In some situations, a party needs the court to act quickly to prevent something bad from happening or continuing. But since lawsuits take awhile, American courts have procedures for litigants that need immediate (albeit temporary) relief.
Courts can issue Temporary Restraining Orders (often called “TROs”), usually within hours after a party requests them. TROs often only last a short period of time, just long enough for the parties to have a more formal argument about whether the order should remain in effect (as a “preliminary injunction”) for the duration of the litigation.
Why should you continue to read this post about temporary restraining orders?
A court has ordered you to keep reading this post until it decides whether you need to read a post about preliminary injunctions
You are involved in litigation in which a temporary restraining order has been issued and you want to know if that is unusual for a commercial dispute
Attorneys Request TROs Where Money Is an Insufficient Remedy
Courts often refuse to grant TROs in situations where they are not appropriate. Instead, in New York State courts, CPLR 6313(a) says that they are only granted where “immediate and irreparable injury, loss or damages will result unless the defendant is restrained before a hearing can be had…”. Federal Rule of Civil Procedure 65 sets forth a similar standard.
This generally refers to situations where, without an order, a party will suffer a harm that cannot be addressed by a money judgment. So, for example, in a case in which a purchaser of assets stopped paying the amount due under an asset purchase agreement, the seller could not get a temporary restraining order barring their use of the assets. This is because the seller could eventually be compensated by a money judgment for the amount due under the contract. But a court may grant a TRO to prevent the government from withholding money from a business prior to an appeals process where the withholding would bankrupt the company. This is because a money judgment would not adequately compensate the company after it has gone out of business.
TROs frequently arise in disputes arising from the use of confidential material or intellectual property. This may be because it is difficult to quantify the damage arising from improper use of confidential material and so a money judgment may not properly compensate a plaintiff.

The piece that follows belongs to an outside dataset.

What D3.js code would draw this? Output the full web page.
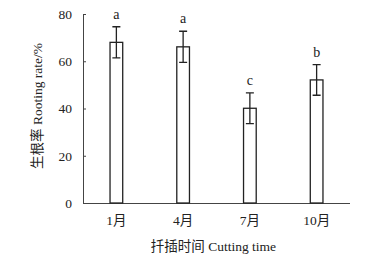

Attorneys Request TROs Without Notifying the Opposition
American courts often issue TROs ex parte, which autocorrect insists is actually “ex paste.” Ex parte means that a lawyer may make the request without notifying the opposition. Courts permit TRO applications to be ex parte because a plaintiff may be concerned that, if the defendant knew that it may be subject to a TRO soon, the order could be moot because the defendant may engage in the prohibited conduct before the order formally bars her from doing so.
Still, TROs normally require the plaintiff to notify the defendant of the TRO and give them an opportunity to object. A TRO will usually only last a short period of time so that the defendant may promptly explain why it is inappropriate before it is extended further as part of a preliminary injunction.

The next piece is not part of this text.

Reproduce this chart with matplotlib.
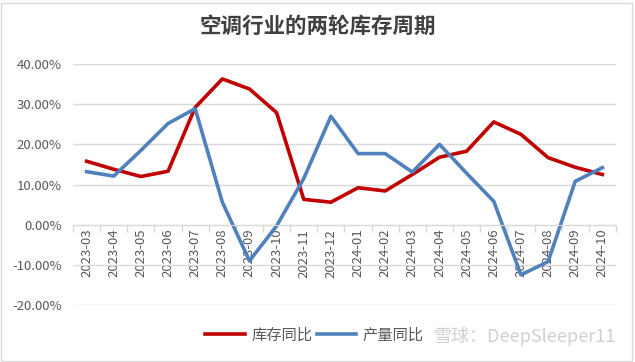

A request for a TRO requires a lot of work. It usually requires a memorandum of law, explaining why the court should issue it. In federal court, the memorandum needs to explain:
Why the plaintiff would suffer an immediate, irreparable injury without the TRO;
Why the plaintiff is substantially likely to prevail on the merits of the underlying litigation;
Why the TRO will not result in substantial harm to the defendant; and
Why the TRO is in the public interest
The TRO application may also require a sworn statement from at least one witness that can attest to the facts cited in the memorandum. And the TRO application may also require other formal documents that specify the terms of the order the party requests.
Parties That Get a TRO May Need to Post a Bond
This means that a party must either set aside money to compensate the defendant for the costs it will incur because of the order or pay an insurance company to establish a bond that will reimburse the defendant for those costs in the event the court decides that its order was improper.